Display Options Threshold/Breakthrough Mark All as Read Mark All as Unread
The Fine Print: The following comments are owned by whoever posted them. We are not responsible for them in any way.
  • (Score: 0, Insightful) by Anonymous Coward on Tuesday January 30 2018, @04:23PM (6 children)

    by Anonymous Coward on Tuesday January 30 2018, @04:23PM (#630433)

    Don't come here with your bleedin' heart crying about the poor little monkeys and tar babies. If you don't like it, don't buy a German car. That's how the system works! Trust in your free markets. It's like when you're flying in the clouds. You have to trust your instruments, or you will die. It's too damn simple, people!

    Starting Score:    0  points
    Moderation   0  
       Flamebait=1, Insightful=1, Total=2
    Extra 'Insightful' Modifier   0  

    Total Score:   0  
  • (Score: 1) by khallow on Tuesday January 30 2018, @05:12PM (4 children)

    by khallow (3766) Subscriber Badge on Tuesday January 30 2018, @05:12PM (#630461) Journal
    At least you're hearing the arguments, even if you don't quite understand them yet. What exactly is wrong with the experiments. Sure, you have the blowhard denouncements from clueless German politicians like

    "These tests on monkeys or even humans cannot be justified ethically in any way," said Chancellor Angela Merkel's spokesman, Steffen Seibert.

    Environment Minister Barbara Hendricks called the experiments "abominable" and expressed shock that scientists had agreed to conduct them.

    Social Democrat politician Stephan Weil - a VW supervisory board member - called them "absurd and abhorrent". "Lobbying can be no excuse whatsoever for such testing," he said.

    Better to just pretend there's no problem and experiment on a few hundred million people instead, right? This is a typical propaganda attack that we've seen over and over again. A business looks into a health or environmental concern of their products. The mere existence of this research is used against the business in propaganda attacks. But that's not the only angle of attack:

    Two independent scientists who have conducted air pollution tests on human volunteers told the BBC that the company sponsorship in the German case was problematic.

    "If the research is not independent then there would be doubt about its validity and it would therefore not be ethical," said Prof Frank Kelly of King's College London.

    So they're saying the research would have been ethical, if it was sponsored by someone else.

    • (Score: 2) by Whoever on Tuesday January 30 2018, @05:20PM (1 child)

      by Whoever (4524) on Tuesday January 30 2018, @05:20PM (#630471) Journal

      Your argument might have more weight if VW hadn't deliberately cheated on emissions tests.

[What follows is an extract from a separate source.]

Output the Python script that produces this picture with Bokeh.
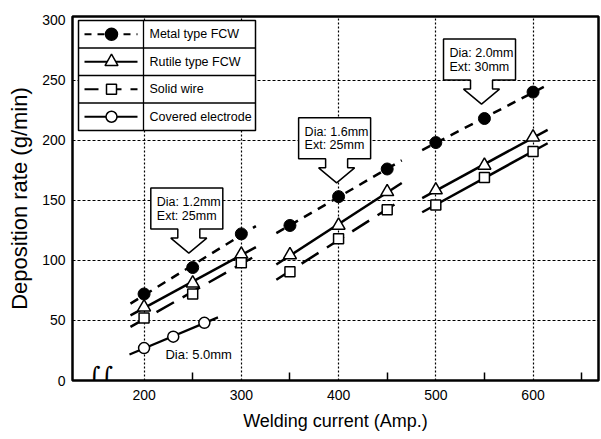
import numpy as np
from bokeh.plotting import figure
from bokeh.models import Range1d, FixedTicker, Label
from bokeh.core.properties import value
from bokeh.embed import file_html
from bokeh.resources import INLINE

# ---------------- data ----------------
currents = [200, 250, 300, 350, 400, 450, 500, 550, 600]
groups = [0, 0, 0, 1, 1, 1, 2, 2, 2]
metal = [72, 94, 122, 129, 153, 176, 198, 218, 240]
rutile = [61, 81, 105, 104.5, 129, 157, 158.5, 179, 202.5]
solid = [52, 72, 98, 90.5, 118, 142, 146, 169, 190.5]
covered_current = [200, 230, 262]
covered = [27, 36.5, 48]

series_names = ["Metal type FCW", "Rutile type FCW", "Solid wire", "Covered electrode"]
callout_lines = [["Dia: 1.2mm", "Ext: 25mm"], ["Dia: 1.6mm", "Ext: 25mm"], ["Dia: 2.0mm", "Ext: 30mm"]]
callout_tip_x = [246, 398, 547]
callout_tip_y = [106, 164.5, 230]
covered_note = "Dia: 5.0mm"
covered_note_x = 222
covered_note_y = 21.6

x_ticks = [200, 300, 400, 500, 600]
x_minor = [250, 350, 450, 550, 650]
y_ticks = [0, 50, 100, 150, 200, 250, 300]

# ---------------- layout ----------------
W, H = 601, 439
FL, FR, FT, FB = 72, 598, 16, 380
X0, X1 = 126.4, 667.3
Y1 = 302.9
sx = (FR - FL) / (X1 - X0)   # px per amp
sy = (FB - FT) / Y1          # px per g/min

def dx(px):
    return X0 + (px - FL) / sx

def dy(py):
    return (FB - py) / sy

FONT = "Liberation Sans"

p = figure(width=W, height=H, output_backend="svg", toolbar_location=None,
           x_range=Range1d(X0, X1), y_range=Range1d(0, Y1),
           min_border_left=FL, min_border_right=W - FR, min_border_top=FT,
           min_border_bottom=H - FB)
p.background_fill_color = "white"
p.border_fill_color = "white"
p.outline_line_color = "black"
p.outline_line_width = 2.5

# axes
p.xaxis.ticker = FixedTicker(ticks=x_ticks, minor_ticks=x_minor)
p.yaxis.ticker = FixedTicker(ticks=y_ticks)
for ax in (p.xaxis[0], p.yaxis[0]):
    ax.axis_line_color = None
    ax.major_tick_in = 0
    ax.major_tick_out = 0
    ax.major_label_text_font = FONT
    ax.major_label_text_font_size = "14px"
    ax.major_label_text_color = "black"
    ax.axis_label_text_font_style = "normal"
    ax.axis_label_text_color = "black"
p.xaxis.minor_tick_in = 8
p.xaxis.minor_tick_out = 0
p.xaxis.minor_tick_line_width = 1.5
p.xaxis.minor_tick_line_color = "black"
p.yaxis.minor_tick_line_color = None
p.xaxis.major_label_standoff = 9
p.yaxis.major_label_standoff = 7
p.xaxis.axis_label = "Welding current (Amp.)"
p.xaxis.axis_label_text_font = FONT
p.xaxis.axis_label_text_font_size = "18px"
p.xaxis.axis_label_standoff = 8
p.yaxis.axis_label = "Deposition rate (g/min)"
p.yaxis.axis_label_text_font = FONT
p.yaxis.axis_label_text_font_size = "22px"
p.yaxis.axis_label_standoff = 7

# grids
p.xgrid.grid_line_color = "black"
p.xgrid.grid_line_dash = "2 2"
p.xgrid.grid_line_width = 1.2
p.ygrid.ticker = FixedTicker(ticks=[50, 100, 150, 200, 250])
p.ygrid.grid_line_color = "black"
p.ygrid.grid_line_dash = "3 2"
p.ygrid.grid_line_width = 1.0

# ---------------- fitted lines ----------------
cur = np.array(currents, dtype=float)
grp = np.array(groups)
line_styles = [
    (metal, ["9 7", "9 7", "9 7"]),
    (rutile, ["solid", "solid", "solid"]),
    (solid, ["20 10", "20 10", "solid"]),
]
for ys, dashes in line_styles:
    ys = np.array(ys, dtype=float)
    for g in range(3):
        m = grp == g
        k, b = np.polyfit(cur[m], ys[m], 1)
        xa, xb = cur[m].min() - 14, cur[m].max() + 15
        p.line([xa, xb], [k * xa + b, k * xb + b], line_color="black",
               line_width=2.5, line_dash=dashes[g])
cc = np.array(covered_current, dtype=float)
k, b = np.polyfit(cc, np.array(covered, dtype=float), 1)
xa, xb = cc.min() - 15, cc.max() + 14
p.line([xa, xb], [k * xa + b, k * xb + b], line_color="black", line_width=2.2)

# markers
p.scatter(currents, metal, marker="circle", size=12, fill_color="black", line_color="black")
p.scatter(currents, rutile, marker="triangle", size=13, fill_color="white",
          line_color="black", line_width=1.5)
p.scatter(currents, solid, marker="square", size=10, fill_color="white",
          line_color="black", line_width=1.5)
p.scatter(covered_current, covered, marker="circle", size=11, fill_color="white",
          line_color="black", line_width=1.5)

p.text(x=[covered_note_x], y=[covered_note_y], text=[covered_note],
       text_font=value(FONT), text_font_size="13px", text_align="left",
       text_baseline="middle", text_color="black")

# ---------------- callouts ----------------
# shape offsets relative to arrow tip, in pixels
shape_px = [(-38, -65), (34, -65), (34, -24), (11, -24), (11, -15), (18, -15),
            (0, 0), (-18, -15), (-11, -15), (-11, -24), (-38, -24)]
for tx, ty, lines in zip(callout_tip_x, callout_tip_y, callout_lines):
    xs = [tx + ox / sx for ox, oy in shape_px]
    ys = [ty - oy / sy for ox, oy in shape_px]
    p.patch(xs, ys, fill_color="white", line_color="black", line_width=1.5)
    for i, t in enumerate(lines):
        p.text(x=[tx - 32 / sx], y=[ty + (51 - 13.5 * i) / sy], text=[t],
               text_font=value(FONT), text_font_size="12.5px", text_align="left",
               text_baseline="middle", text_color="black")

# ---------------- legend (drawn as a table) ----------------
LX0, LX1, LDIV = 78, 255, 143
LY0, LY1 = 20, 130
rows = 4
rh = (LY1 - LY0) / rows
p.quad(left=[dx(LX0)], right=[dx(LX1)], top=[dy(LY0)], bottom=[dy(LY1)],
       fill_color="white", line_color="black", line_width=1.5)
for r in range(1, rows):
    yy = dy(LY0 + r * rh)
    p.line([dx(LX0), dx(LX1)], [yy, yy], line_color="black", line_width=1.3)
p.line([dx(LDIV), dx(LDIV)], [dy(LY0), dy(LY1)], line_color="black", line_width=1.3)

sym = [("circle", "black", 12, "7 6"), ("triangle", "white", 13, "solid"),
       ("square", "white", 10, "14 9"), ("circle", "white", 11, "solid")]
for r, (name, (mk, fc, sz, dash)) in enumerate(zip(series_names, sym)):
    yc = dy(LY0 + (r + 0.5) * rh)
    p.line([dx(84), dx(137)], [yc, yc], line_color="black", line_width=2.2, line_dash=dash)
    p.scatter([dx(111)], [yc], marker=mk, size=sz, fill_color=fc, line_color="black",
              line_width=1.5)
    p.text(x=[dx(149)], y=[yc], text=[name], text_font=value(FONT),
           text_font_size="12.5px", text_align="left", text_baseline="middle",
           text_color="black")

# axis break mark
p.add_layout(Label(x=dx(100), y=0, y_offset=5, text="\u222b\u222b", text_align="center",
                   text_baseline="middle", text_font="DejaVu Serif",
                   text_font_size="24px", text_color="black"))

open("out.html", "w").write(file_html(p, INLINE))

    • (Score: 1, Insightful) by Anonymous Coward on Tuesday January 30 2018, @05:36PM (1 child)

      by Anonymous Coward on Tuesday January 30 2018, @05:36PM (#630482)

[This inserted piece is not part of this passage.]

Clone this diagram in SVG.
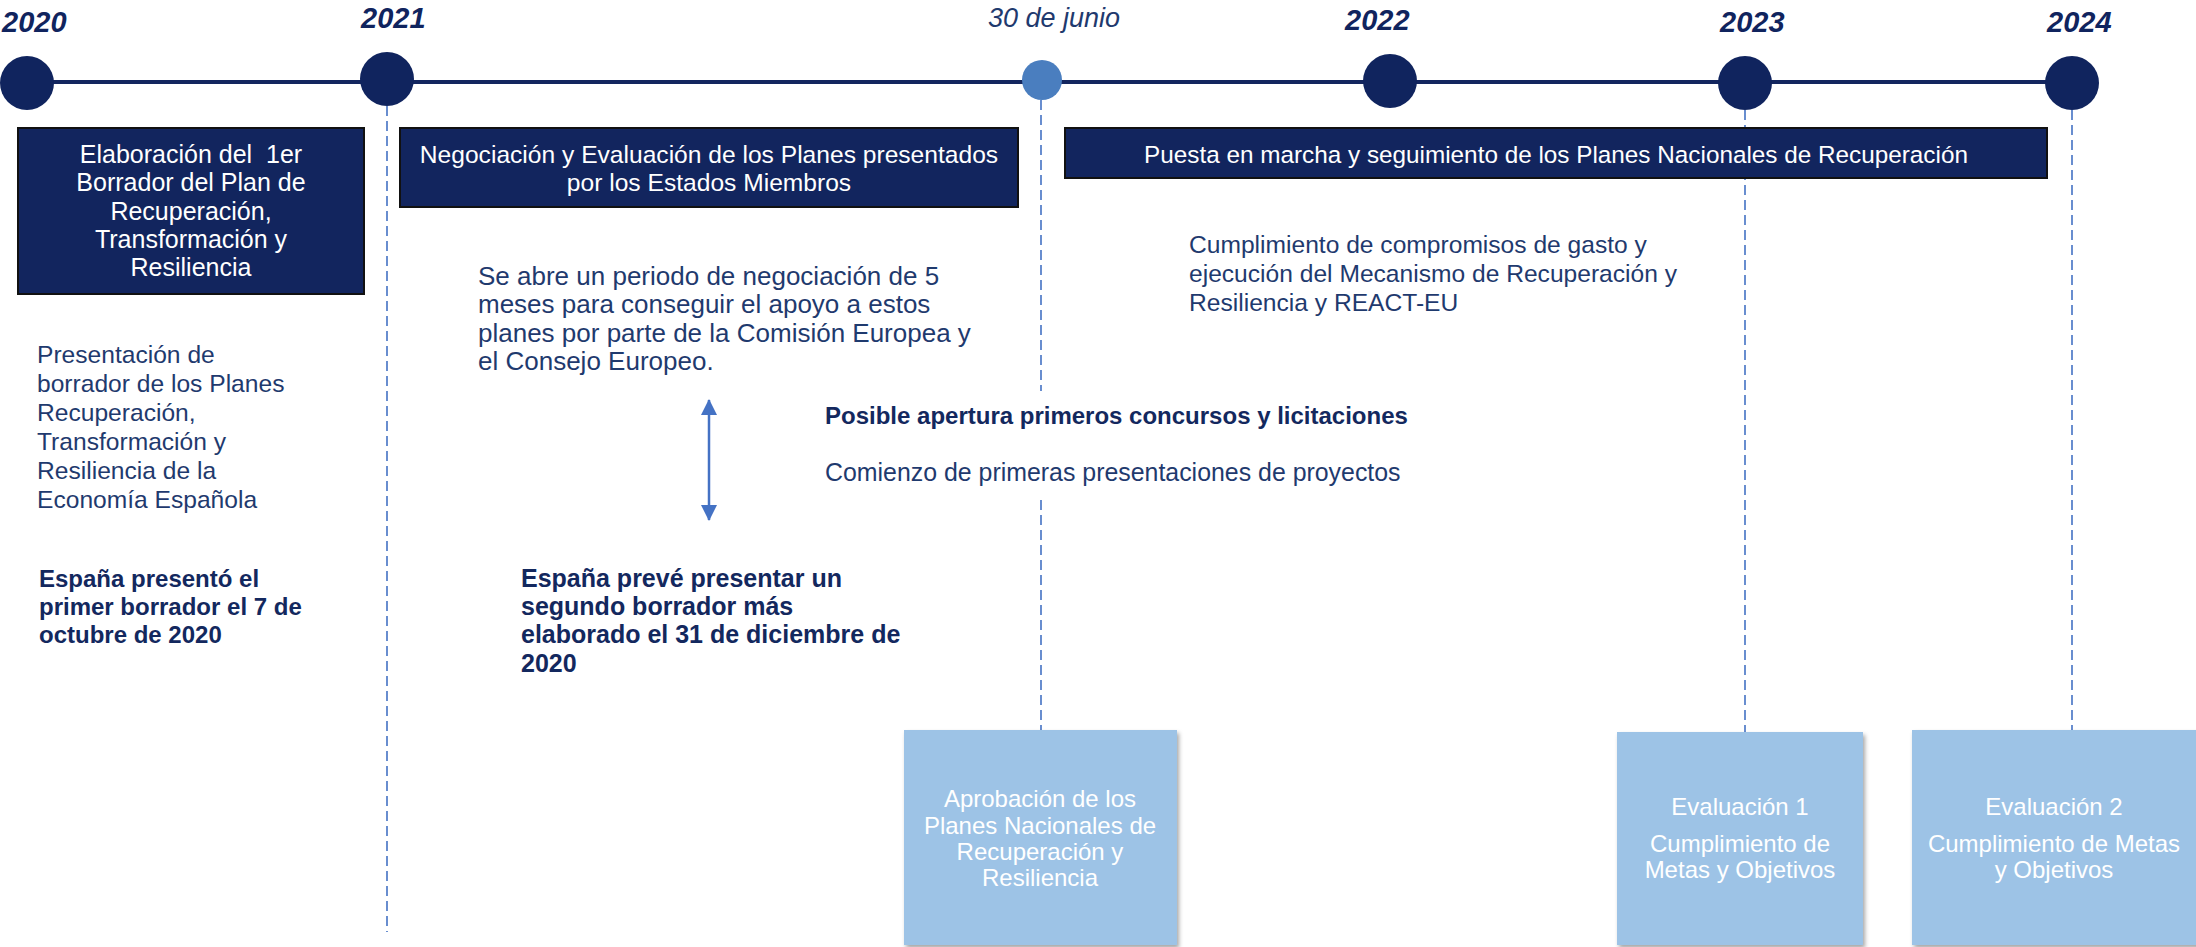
<svg xmlns="http://www.w3.org/2000/svg" width="2196" height="947" viewBox="0 0 2196 947">
<style>
  .yr{font-family:"Liberation Sans",Arial,sans-serif;font-weight:bold;font-style:italic;font-size:29px;fill:#10245E}
  .dt{font-family:"Liberation Sans",Arial,sans-serif;font-style:italic;font-size:27px;fill:#1F3A6E}
  .bx{fill:#12255E;stroke:#111;stroke-width:2}
  .bt{font-family:"Liberation Sans",Arial,sans-serif;font-size:24.3px;fill:#fff;text-anchor:middle;white-space:pre}
  .tx{font-family:"Liberation Sans",Arial,sans-serif;font-size:24.6px;fill:#1F3A6E}
  .tb{font-family:"Liberation Sans",Arial,sans-serif;font-size:24px;font-weight:bold;fill:#13285E}
  .lb{fill:#9DC3E6}
  .lt{font-family:"Liberation Sans",Arial,sans-serif;font-size:24px;fill:#fff;text-anchor:middle}
  .dash{stroke:#4472C4;stroke-width:1.6;stroke-dasharray:10 5;fill:none}
  .dot{fill:#10245E}
</style>
<defs>
  <filter id="sh" x="-10%" y="-10%" width="130%" height="130%">
    <feDropShadow dx="2" dy="3" stdDeviation="2" flood-color="#000" flood-opacity="0.35"/>
  </filter>
  <marker id="ah" viewBox="0 0 16 16" refX="15" refY="8" markerWidth="16" markerHeight="16" orient="auto-start-reverse" markerUnits="userSpaceOnUse">
    <path d="M0,0 L16,8 L0,16 z" fill="#4472C4"/>
  </marker>
</defs>

<g id="connectors">
  <line x1="27" y1="82" x2="2072" y2="82" stroke="#13265F" stroke-width="4"/>
  <line class="dash" x1="387" y1="106" x2="387" y2="932"/>
  <line class="dash" x1="1041" y1="100" x2="1041" y2="391"/>
  <line class="dash" x1="1041" y1="500" x2="1041" y2="730"/>
  <line class="dash" x1="1745" y1="110" x2="1745" y2="732"/>
  <line class="dash" x1="2072" y1="110" x2="2072" y2="730"/>
  <line x1="709" y1="400" x2="709" y2="520" stroke="#4472C4" stroke-width="2.5" marker-start="url(#ah)" marker-end="url(#ah)"/>
</g>

<g id="m2020">
  <circle class="dot" cx="27" cy="83" r="27"/>
  <text class="yr" x="2" y="32">2020</text>
</g>
<g id="m2021">
  <circle class="dot" cx="387" cy="79" r="27"/>
  <text class="yr" x="361" y="28">2021</text>
</g>
<g id="mjunio">
  <circle cx="1042" cy="80" r="20" fill="#4A7EBF"/>
  <text class="dt" x="988" y="27">30 de junio</text>
</g>
<g id="m2022">
  <circle class="dot" cx="1390" cy="81" r="27"/>
  <text class="yr" x="1345" y="30">2022</text>
</g>
<g id="m2023">
  <circle class="dot" cx="1745" cy="83" r="27"/>
  <text class="yr" x="1720" y="32">2023</text>
</g>
<g id="m2024">
  <circle class="dot" cx="2072" cy="83" r="27"/>
  <text class="yr" x="2047" y="32">2024</text>
</g>

<g id="box-elaboracion">
  <rect class="bx" x="18" y="128" width="346" height="166"/>
  <text class="bt" x="191" y="163" style="font-size:25px">Elaboración del  1er</text>
  <text class="bt" x="191" y="191" style="font-size:25px">Borrador del Plan de</text>
  <text class="bt" x="191" y="220" style="font-size:25px">Recuperación,</text>
  <text class="bt" x="191" y="248" style="font-size:25px">Transformación y</text>
  <text class="bt" x="191" y="276" style="font-size:25px">Resiliencia</text>
</g>
<g id="box-negociacion">
  <rect class="bx" x="400" y="128" width="618" height="79"/>
  <text class="bt" x="709" y="163" style="font-size:24.6px">Negociación y Evaluación de los Planes presentados</text>
  <text class="bt" x="709" y="191" style="font-size:24.6px">por los Estados Miembros</text>
</g>
<g id="box-puesta">
  <rect class="bx" x="1065" y="128" width="982" height="50"/>
  <text class="bt" x="1556" y="163">Puesta en marcha y seguimiento de los Planes Nacionales de Recuperación</text>
</g>

<g id="txt-presentacion">
  <text class="tx" x="37" y="363">Presentación de</text>
  <text class="tx" x="37" y="392">borrador de los Planes</text>
  <text class="tx" x="37" y="421">Recuperación,</text>
  <text class="tx" x="37" y="450">Transformación y</text>
  <text class="tx" x="37" y="479">Resiliencia de la</text>
  <text class="tx" x="37" y="508">Economía Española</text>
</g>
<g id="txt-espana1">
  <text class="tb" x="39" y="587">España presentó el</text>
  <text class="tb" x="39" y="615">primer borrador el 7 de</text>
  <text class="tb" x="39" y="643">octubre de 2020</text>
</g>
<g id="txt-periodo" style="font-size:26px">
  <text class="tx" x="478" y="285" style="font-size:26px">Se abre un periodo de negociación de 5</text>
  <text class="tx" x="478" y="313" style="font-size:26px">meses para conseguir el apoyo a estos</text>
  <text class="tx" x="478" y="342" style="font-size:26px">planes por parte de la Comisión Europea y</text>
  <text class="tx" x="478" y="370" style="font-size:26px">el Consejo Europeo.</text>
</g>
<g id="txt-espana2">
  <text class="tb" x="521" y="587" style="font-size:25px">España prevé presentar un</text>
  <text class="tb" x="521" y="615" style="font-size:25px">segundo borrador más</text>
  <text class="tb" x="521" y="643" style="font-size:25px">elaborado el 31 de diciembre de</text>
  <text class="tb" x="521" y="672" style="font-size:25px">2020</text>
</g>
<g id="txt-posible">
  <text class="tb" x="825" y="424">Posible apertura primeros concursos y licitaciones</text>
  <text class="tx" x="825" y="481" style="font-size:24.9px">Comienzo de primeras presentaciones de proyectos</text>
</g>
<g id="txt-cumplimiento">
  <text class="tx" x="1189" y="253">Cumplimiento de compromisos de gasto y</text>
  <text class="tx" x="1189" y="282">ejecución del Mecanismo de Recuperación y</text>
  <text class="tx" x="1189" y="311">Resiliencia y REACT-EU</text>
</g>

<g id="box-aprobacion">
  <rect class="lb" x="904" y="730" width="273" height="215" filter="url(#sh)"/>
  <text class="lt" x="1040" y="807">Aprobación de los</text>
  <text class="lt" x="1040" y="834">Planes Nacionales de</text>
  <text class="lt" x="1040" y="860">Recuperación y</text>
  <text class="lt" x="1040" y="886">Resiliencia</text>
</g>
<g id="box-eval1">
  <rect class="lb" x="1617" y="732" width="246" height="213" filter="url(#sh)"/>
  <text class="lt" x="1740" y="815">Evaluación 1</text>
  <text class="lt" x="1740" y="852">Cumplimiento de</text>
  <text class="lt" x="1740" y="878">Metas y Objetivos</text>
</g>
<g id="box-eval2">
  <rect class="lb" x="1912" y="730" width="290" height="215" filter="url(#sh)"/>
  <text class="lt" x="2054" y="815">Evaluación 2</text>
  <text class="lt" x="2054" y="852">Cumplimiento de Metas</text>
  <text class="lt" x="2054" y="878">y Objetivos</text>
</g>
</svg>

      "Ethics" in business is lipstick on a pig. The problem is as old as the hills. People will never outgrow doing what that can get away with. It doesn't matter whether it's stealing paperclips or poisoning millions. The idea is wired in. There are no "ethics" in the boardroom. There is only the singular focus... When you think like them, you will understand them. Then you can use their own tools against them. You gotta play their game their way, or you will always lose.

      • (Score: 1) by khallow on Tuesday January 30 2018, @05:55PM

        by khallow (3766) Subscriber Badge on Tuesday January 30 2018, @05:55PM (#630497) Journal
        As I noted, this isn't just businesses having problems with ethics. It's politicians knee-jerking and scientists complaining that businesses sponsor their own research.
  • (Score: 0, Informative) by Anonymous Coward on Tuesday January 30 2018, @05:17PM

    by Anonymous Coward on Tuesday January 30 2018, @05:17PM (#630467)

    "Flamebait"? Why? What is wrong with the above post? When TMB says it, it goes +5 immediately. Is it all about "presentation" or "style"? That's what is seems. I relayed exactly the same message as any great capitalist does every day as part of his routine. And yet, you don't want to hear about it. You people have serious psychological problems.